At their best, OKRs help people focus on what matters most, align efforts across teams, and learn from progress instead of guessing whether goals were met.
What Are OKRs?
OKRs are made up of two parts.
An objective describes what you want to achieve. It should be clear, meaningful, and motivating. A good objective gives direction without going into detail.
Key results describe how you will know if you are making progress toward that objective. They are specific, measurable, and time bound.
A simple example looks like this:
- Objective: Improve customer experience
- Key results:
- Increase customer satisfaction score from 3.8 to 4.5
- Reduce average support response time to under 4 hours
- Increase repeat customer rate by 15 percent
The objective sets the direction. The key results define success.
Why OKRs Work
Many teams already set goals, but those goals often fail for predictable reasons. They are too vague, too many, or disconnected from daily work.
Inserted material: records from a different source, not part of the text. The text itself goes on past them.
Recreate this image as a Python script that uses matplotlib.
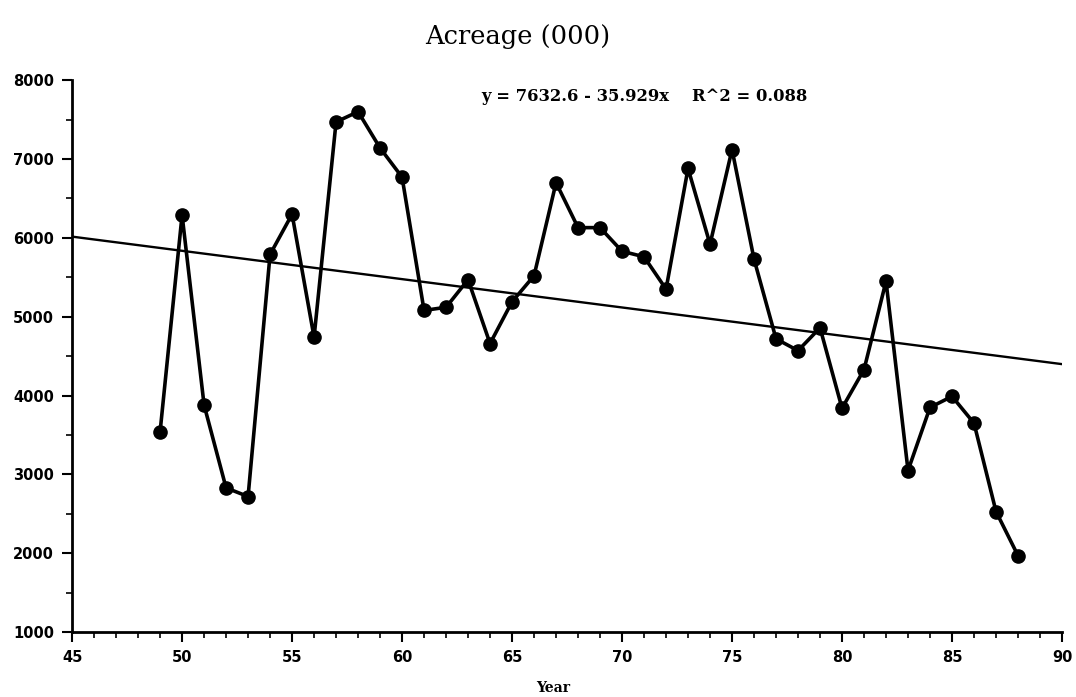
# -*- coding: utf-8 -*-
"""Acreage (000) by year with fitted trend line."""

import matplotlib
matplotlib.use("Agg")
import matplotlib.pyplot as plt
from matplotlib.ticker import MultipleLocator

years = [49, 50, 51, 52, 53, 54, 55, 56, 57, 58,
         59, 60, 61, 62, 63, 64, 65, 66, 67, 68,
         69, 70, 71, 72, 73, 74, 75, 76, 77, 78,
         79, 80, 81, 82, 83, 84, 85, 86, 87, 88]
acreage = [3540, 6290, 3880, 2830, 2720, 5790, 6300, 4740, 7470, 7600,
           7140, 6770, 5080, 5120, 5470, 4660, 5190, 5520, 6700, 6130,
           6130, 5830, 5760, 5350, 6880, 5920, 7120, 5730, 4720, 4570,
           4860, 3840, 4330, 5450, 3050, 3850, 3990, 3650, 2530, 1970]

fit_intercept = 7632.6
fit_slope = -35.929
fit_r2 = 0.088
fit_x = [45, 90]

x_ticks = [45, 50, 55, 60, 65, 70, 75, 80, 85, 90]
y_ticks = [1000, 2000, 3000, 4000, 5000, 6000, 7000, 8000]

plt.rcParams["font.family"] = ["DejaVu Sans"]

fig = plt.figure(figsize=(10.76, 6.97), dpi=100)
ax = fig.add_axes([0.067, 0.093, 0.92, 0.792])

ax.plot(years, acreage, color="black", linewidth=2.6, marker="o",
        markersize=9.5, zorder=3)
fit_y = [fit_intercept + fit_slope * x for x in fit_x]
ax.plot(fit_x, fit_y, color="black", linewidth=1.7, zorder=2)

ax.set_xlim(45, 90)
ax.set_ylim(1000, 8000)
ax.set_xticks(x_ticks)
ax.set_yticks(y_ticks)
ax.xaxis.set_minor_locator(MultipleLocator(1))
ax.yaxis.set_minor_locator(MultipleLocator(500))

for side in ("top", "right"):
    ax.spines[side].set_visible(False)
for side in ("left", "bottom"):
    ax.spines[side].set_linewidth(2)

ax.tick_params(axis="both", which="major", direction="out", length=7,
               width=1.5, labelsize=10.5, pad=6)
ax.tick_params(axis="both", which="minor", direction="out", length=4,
               width=1.2)
for lbl in ax.get_xticklabels() + ax.get_yticklabels():
    lbl.set_fontweight("bold")

fig.text(0.481, 0.948, "Acreage (000)", ha="center", va="center",
         family="DejaVu Serif", fontsize=18.5)
ax.text(0.578, 0.97, f"y = {fit_intercept} - {abs(fit_slope)}x    R^2 = {fit_r2}",
        transform=ax.transAxes, ha="center", va="center",
        family="DejaVu Serif", fontweight="bold", fontsize=11.8)
fig.text(0.514, 0.013, "Year", ha="center", va="center",
         family="DejaVu Serif", fontweight="bold", fontsize=10)

fig.savefig("out.png", dpi=100)
plt.close(fig)
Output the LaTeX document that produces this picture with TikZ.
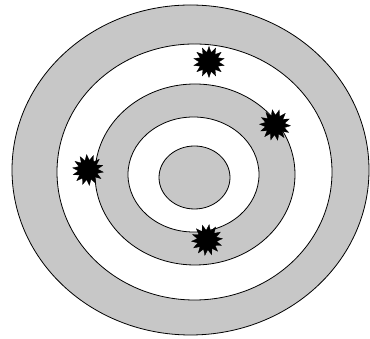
\documentclass[tikz,border=0pt]{standalone}
\usetikzlibrary{shapes.geometric}
\begin{document}
\begin{tikzpicture}[x=1pt,y=1pt,
  ring/.style={draw=black,line width=0.8pt},
  grayring/.style={ring,fill=black!22},
  whitering/.style={ring,fill=white},
  hit/.style={star,star points=14,star point ratio=1.6,fill=black,draw=black,line width=0.3pt,minimum size=31pt,inner sep=0pt}]
\useasboundingbox (0,0) rectangle (370,339);
\fill[white] (0,0) rectangle (370,339);
\draw[grayring] (190.5,169) ellipse [x radius=178.5, y radius=165];
\draw[whitering] (194.5,167) ellipse [x radius=137.5, y radius=128];
\draw[grayring] (195,164.5) ellipse [x radius=100, y radius=90.5];
\draw[whitering] (193.5,164.5) ellipse [x radius=65.5, y radius=57.5];
\draw[grayring] (194.5,161.5) ellipse [x radius=35.5, y radius=31.5];
\node[hit] (h1) at (209,277) {};
\node[hit,rotate=10] (h2) at (275,214) {};
\node[hit,rotate=5] (h3) at (88,169) {};
\node[hit,rotate=-8] (h4) at (207,99) {};
\end{tikzpicture}
\end{document}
OKRs address these problems in a few important ways.
Focus on what matters
OKRs force prioritization. Most teams limit themselves to three to five objectives at a time. This makes it much easier to say no to distractions and stay focused on the most important outcomes.
Alignment across teams
When OKRs are shared openly, people can see how their work contributes to bigger goals. Team OKRs support company OKRs, and individual OKRs support team priorities. This creates alignment without heavy control.
Clear definition of success
Key results remove ambiguity. Instead of debating whether a goal was achieved, teams can look at the data and have an honest conversation about progress.
Learning over time
OKRs are reviewed regularly, often quarterly. This creates fast feedback loops. Teams learn what worked, what did not, and what to adjust next.
What OKRs Are Not
OKRs are often misunderstood, especially when first introduced.
They are not task lists. Tasks describe what you do. Key results describe the outcome of that work.
They are not performance reviews. OKRs should support learning and improvement, not be used as a strict evaluation tool.
They are not about hitting 100 percent. In many OKR systems, achieving around 70 to 80 percent of key results is considered a strong outcome.
How to Write Good OKRs
Good OKRs are simple, honest, and outcome focused.
Some practical guidelines:
- Write objectives in plain language
- Make objectives inspiring but realistic
- Limit key results to three or four per objective
- Ensure key results measure outcomes, not effort
- Avoid mixing tasks into key results
If a key result sounds like a to do item, it probably needs to be rewritten.
OKRs at Different Levels
OKRs can be used at many levels.
Organizations use them to express strategy and priorities.
Teams use them to coordinate work and define shared goals.
Individuals use them to focus their efforts and connect their work to larger outcomes.
The structure stays the same. Only the scope changes.
Common Mistakes to Avoid
Teams new to OKRs often make similar mistakes.
Setting too many objectives at once reduces focus.
Writing vague key results makes progress hard to track.
Using OKRs as a control or punishment tool reduces trust.
Treating OKRs as static documents instead of living goals limits their value.
OKRs work best when they are revisited, discussed, and adjusted.
Final Thoughts
OKRs are simple, but they are not superficial. When used well, they create clarity, alignment, and momentum.
They help teams move from good intentions to visible outcomes, while encouraging reflection and learning along the way.
That is why OKRs continue to work across industries, team sizes, and levels of complexity.